With its quasi-medieval parade of everyday cruelties that might give even Daesh pause, Hard To Be A God (based on a novel by the brothers who wrote Roadside Picnic, filmed by Andrei Tarkovsky as Stalker) is a live contender for the title of the decade’s best horror film— alongside David Robert Mitchell’s It Follows, a relatively “orthodox” shocker that makes terrific use of run-down Detroit locales. Ah, those hard-knock urban spaces!

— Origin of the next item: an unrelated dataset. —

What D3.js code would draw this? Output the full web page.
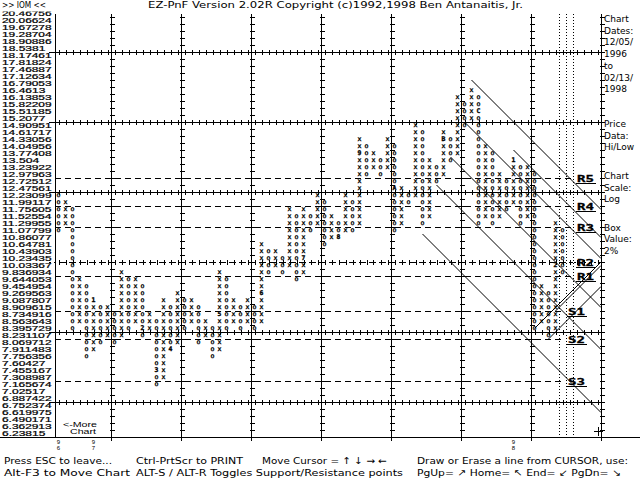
<!DOCTYPE html>
<html><head><meta charset="utf-8">
<script src="https://cdn.jsdelivr.net/npm/d3@7"></script>
<style>body{margin:0;background:#fff}svg{display:block}</style>
</head><body>
<svg id="c" width="640" height="480"></svg>
<script>
// ---------- DATA ----------
const priceLabels = ["6.23815","6.362913","6.490171","6.619975","6.752374","6.887422","7.02517","7.165674","7.308987","7.455167",
"7.60427","7.756356","7.911483","8.069712","8.231107","8.395729","8.563643","8.734916","8.909615","9.087807",
"9.269563","9.454954","9.644053","9.836934","10.03367","10.23435","10.43903","10.64781","10.86077","11.07799",
"11.29955","11.52554","11.75605","11.99117","12.23099","12.47561","12.72512","12.97963","13.23922","13.504",
"13.77408","14.04956","14.33056","14.61717","14.90951","15.2077","15.51185","15.82209","16.13853","16.4613",
"16.79053","17.12634","17.46887","17.81824","18.17461","18.5381","18.90886","19.28704","19.67278","20.06624","20.46756"];
// point & figure columns (box row indices, 0 = 6.23815, 2% boxes)
const colType = ["O","X","O","X","O","X","O","X","O","X","O","X","O","X","O","X","O","X","O","X",
"O","X","O","X","O","X","O","X","O","X","O","X","O","X","O","X","O","X","O","X",
"O","X","O","X","O","X","O","X","O","X","O","X","O","X","O","X","O","X","O","X",
"O","X","O","X","O","X","O","X","O","X","O","X","O"];
const colLow  = [29,30,15,16,11,12,13,14,13,14,15,16,14,15,7,8,12,13,15,16,
13,14,11,12,15,16,15,16,15,16,23,24,23,24,22,23,29,30,27,28,
28,29,29,30,37,38,37,38,29,30,33,34,30,31,36,37,39,40,44,45,
30,31,30,31,32,33,30,31,15,16,14,15,23];
const colHigh = [34,33,32,22,21,19,18,18,17,23,22,22,21,17,16,19,18,20,19,19,
18,16,15,23,22,19,18,19,18,27,26,26,25,32,31,32,31,34,33,31,
30,34,33,42,41,40,39,42,41,35,34,44,43,39,38,43,42,48,47,49,
48,41,40,37,36,39,38,38,37,21,20,30,29];
const markCol = [5,12,14,16,23,29,35,40,43,48,55,60,65,71];
const markRow = [19,15,9,12,17,20,25,28,40,35,42,46,39,24];
const markChr = ["1","2","3","4","5","6","7","8","9","A","B","C","1","2"];
// support / resistance levels (row index)
const srName = ["R5","R4","R3","R2","R1","S1","S2","S3"];
const srRow  = [36,32,29,24,22,17,13,7];
// trend lines [col1,row1,col2,row2]
const trendLines = [[59,50,77.5,31.5],[58,44,77.5,24.5],[65,40,77.5,27.5],[56,39,77.5,17.5],
[54,35,77.5,11.5],[52,28,77.5,2.5],[68,14.5,77.5,24],[70,13,77.5,20.5],[71,17,77.5,23.5]];
const yearCol = [0,5,65];
const yearTxt = ["96","97","98"];
const panelText = ["Chart","Dates:","12/05/","1996"," to","02/13/","1998","Price","Data:","Hi/Low","Chart","Scale:","Log","Box","Value:","2%"];
const panelY = [19,31,42,54,66,78,89,124,136,147,176,188,199,228,239,251];

// ---------- SCALES ----------
const x = d3.scaleLinear().domain([0,78]).range([58.5,58.5+7*78]);
const y = d3.scaleLinear().domain([0,60]).range([433,13]);
const svg = d3.select("#c");
const mono = "'DejaVu Sans Mono', monospace";
const sans = "'DejaVu Sans', sans-serif";
const lab = "'Liberation Sans', Arial, sans-serif";
const ink = "#000";

const gx = c => x(c-0.5);          // column boundary
const gy = k => y(k)-3;            // row line position

svg.append("defs").append("clipPath").attr("id","top").append("rect").attr("x",0).attr("y",11.5).attr("width",640).attr("height",470);

// ---------- GRID ----------
const g = svg.append("g").attr("stroke",ink).attr("shape-rendering","crispEdges");
const majorRows = d3.range(4,60,10);
const majorCols = d3.range(8,79,10);
majorRows.forEach(k=>{
  const ln = g.append("line").attr("x1",gx(0)-6).attr("x2",gx(78)).attr("y1",gy(k)+0.5).attr("y2",gy(k)+0.5);
  if(k===24) ln.attr("stroke-dasharray","2,3");
  d3.range(0,78).forEach(c=>{
    g.append("line").attr("x1",Math.round(x(c))+0.5).attr("x2",Math.round(x(c))+0.5).attr("y1",gy(k)-2).attr("y2",gy(k)+3);
  });
});
majorCols.forEach(c=>{
  const xx = gx(c)+0.5;
  g.append("line").attr("x1",xx).attr("x2",xx).attr("y1",14).attr("y2",441);
  d3.range(0,61).forEach(k=>{
    if(gy(k)>13) g.append("line").attr("x1",xx-2).attr("x2",xx+3).attr("y1",gy(k)+0.5).attr("y2",gy(k)+0.5);
  });
});
g.append("line").attr("x1",gx(0)+0.5).attr("x2",gx(0)+0.5).attr("y1",14).attr("y2",437);
g.append("line").attr("x1",0).attr("x2",640).attr("y1",437.5).attr("y2",437.5);
[72,73,74].forEach(c=>{
  g.append("line").attr("x1",gx(c)+0.5).attr("x2",gx(c)+0.5).attr("y1",14).attr("y2",437).attr("stroke-dasharray","1,2");
});

// ---------- SUPPORT / RESISTANCE ----------
srRow.forEach((k,i)=>{
  const isR = srName[i][0]==="R";
  const lx = isR ? 577 : 568;
  const ln = g.append("line").attr("x1",gx(0)).attr("x2",lx-4).attr("y1",gy(k)+0.5).attr("y2",gy(k)+0.5);
  if(k!==24) ln.attr("stroke-dasharray","6,4");
  else ln.attr("stroke-dasharray","4,6").attr("stroke-dashoffset",-6);
  svg.append("text").attr("x",lx).attr("y",gy(k)).attr("dominant-baseline","central")
    .attr("font-family",mono).attr("font-weight","bold").attr("font-size",9.5)
    .attr("stroke",ink).attr("stroke-width",0.3)
    .attr("textLength",17).attr("lengthAdjust","spacingAndGlyphs").text(srName[i]);
  g.append("line").attr("x1",lx-1).attr("x2",lx+19).attr("y1",gy(k)+5.5).attr("y2",gy(k)+5.5).attr("stroke-width",1.5);
});

// ---------- TREND LINES ----------
svg.append("g").selectAll("line").data(trendLines).join("line")
  .attr("x1",d=>x(d[0])).attr("y1",d=>gy(d[1])).attr("x2",d=>x(d[2])).attr("y2",d=>gy(d[3]))
  .attr("stroke",ink).attr("stroke-width",1);

// ---------- POINT & FIGURE BOXES ----------
const boxes = [];
colType.forEach((t,c)=>{
  for(let k=colLow[c];k<=colHigh[c];k++){
    let ch = t==="X"?"x":"o";
    const mi = markCol.findIndex((mc,j)=>mc===c && markRow[j]===k);
    if(mi>=0) ch = markChr[mi];
    boxes.push({c,k,ch});
  }
});
svg.append("g").selectAll("text").data(boxes).join("text")
  .attr("x",d=>x(d.c)).attr("y",d=>y(d.k)+0.3).attr("text-anchor","middle").attr("dominant-baseline","central")
  .attr("font-family",mono).attr("font-size",d=>/[xo]/.test(d.ch)?6.6:6.4)
  .attr("font-weight",d=>/[xo]/.test(d.ch)?"normal":"bold")
  .attr("stroke",ink).attr("stroke-width",0.35)
  .attr("fill",ink).text(d=>d.ch);

// ---------- Y LABELS ----------
svg.append("g").attr("clip-path","url(#top)").selectAll("text").data(priceLabels).join("text")
  .attr("x",2).attr("y",(d,i)=>y(i)).attr("dominant-baseline","central")
  .attr("font-family",lab).attr("font-size",6.7).attr("stroke",ink).attr("stroke-width",0.2)
  .attr("textLength",d=>d.length*6.2).attr("lengthAdjust","spacingAndGlyphs").text(d=>d);

// ---------- YEAR LABELS ----------
yearCol.forEach((c,i)=>{
  const t = svg.append("text").attr("font-family",lab).attr("font-size",6).attr("text-anchor","middle");
  t.append("tspan").attr("x",x(c)).attr("y",444).text(yearTxt[i][0]);
  t.append("tspan").attr("x",x(c)).attr("y",450).text(yearTxt[i][1]);
});

// ---------- TEXTS ----------
function txt(s,x0,y0,w,fs,fam){
  const t = svg.append("text").attr("x",x0).attr("y",y0).attr("dominant-baseline","central")
    .attr("font-family",fam||sans).attr("font-size",fs||9.5).attr("fill",ink).text(s);
  if(w) t.attr("textLength",w).attr("lengthAdjust","spacingAndGlyphs");
  return t;
}
txt(">> IOM <<",2,5,44,9);
txt("EZ-PnF Version 2.02R Copyright (c)1992,1998 Ben Antanaitis, Jr.",148,5,375,9);
panelText.forEach((s,i)=>txt(s,604,panelY[i],null,9));
txt("<-More",63,424,34,6.4,lab);
txt("Chart",70,431,26,6.4,lab);
txt("Press ESC to leave...",4,460,108);
txt("Ctrl-PrtScr to PRINT",136,460,107);
txt("Move Cursor = \u2191 \u2193 \u2192 \u2190",262,460,125);
txt("Draw or Erase a line from CURSOR, use:",417,460,211);
txt("Alt-F3 to Move Chart",4,472,126);
txt("ALT-S / ALT-R Toggles Support/Resistance points",136,472,267);
txt("PgUp= \u2197 Home= \u2196 End= \u2199 PgDn= \u2198",417,472,204);
g.append("line").attr("x1",594).attr("x2",603).attr("y1",431.5).attr("y2",431.5);
g.append("line").attr("x1",598.5).attr("x2",598.5).attr("y1",427).attr("y2",436);
</script>
</body></html>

Not that social exclusion applies only to inner cities: the challenges facing semi-rural France—in the news just now thanks to the Front National’s alarming popularity in certain disadvantaged areas—provide the backdrop for a brace of pictures which received grudgingly limited exposure in UK arthouses. Bruno Dumont’s cockeyed comedy P’tit Quinquin, shot in the Nord-Pas de Calais region where Marine Le Pen is currently flourishing, was made for the small screen but proved sufficiently ‘cinematic’ to draw audiences on peripatetic release.

Mange tes morts

Jean-Charles Hue’s The Dorkels—an off-putting English-language title for the picture shown in France as Mange tes morts—got a much rawer deal, but the story of a crime-inclined Roma family on the far outskirts of Paris confirms (in the wake of 2011’s La BM du Seigneur aka The Lord’s Ride) Hue as perhaps the best French director you’ve never heard of. Looking even further to the margins, however, do remember the name Isabel Pagliai. Her 22-minute debut Isabella Morra, a clear-eyed, empathetic, aesthetically striking engagement with housing-estate kids in Boulogne, popped up with little fanfare at Amsterdam’s giant documentary festival in November but immediately barged its way into your correspondent’s personal pantheon for 2015. Vive la France!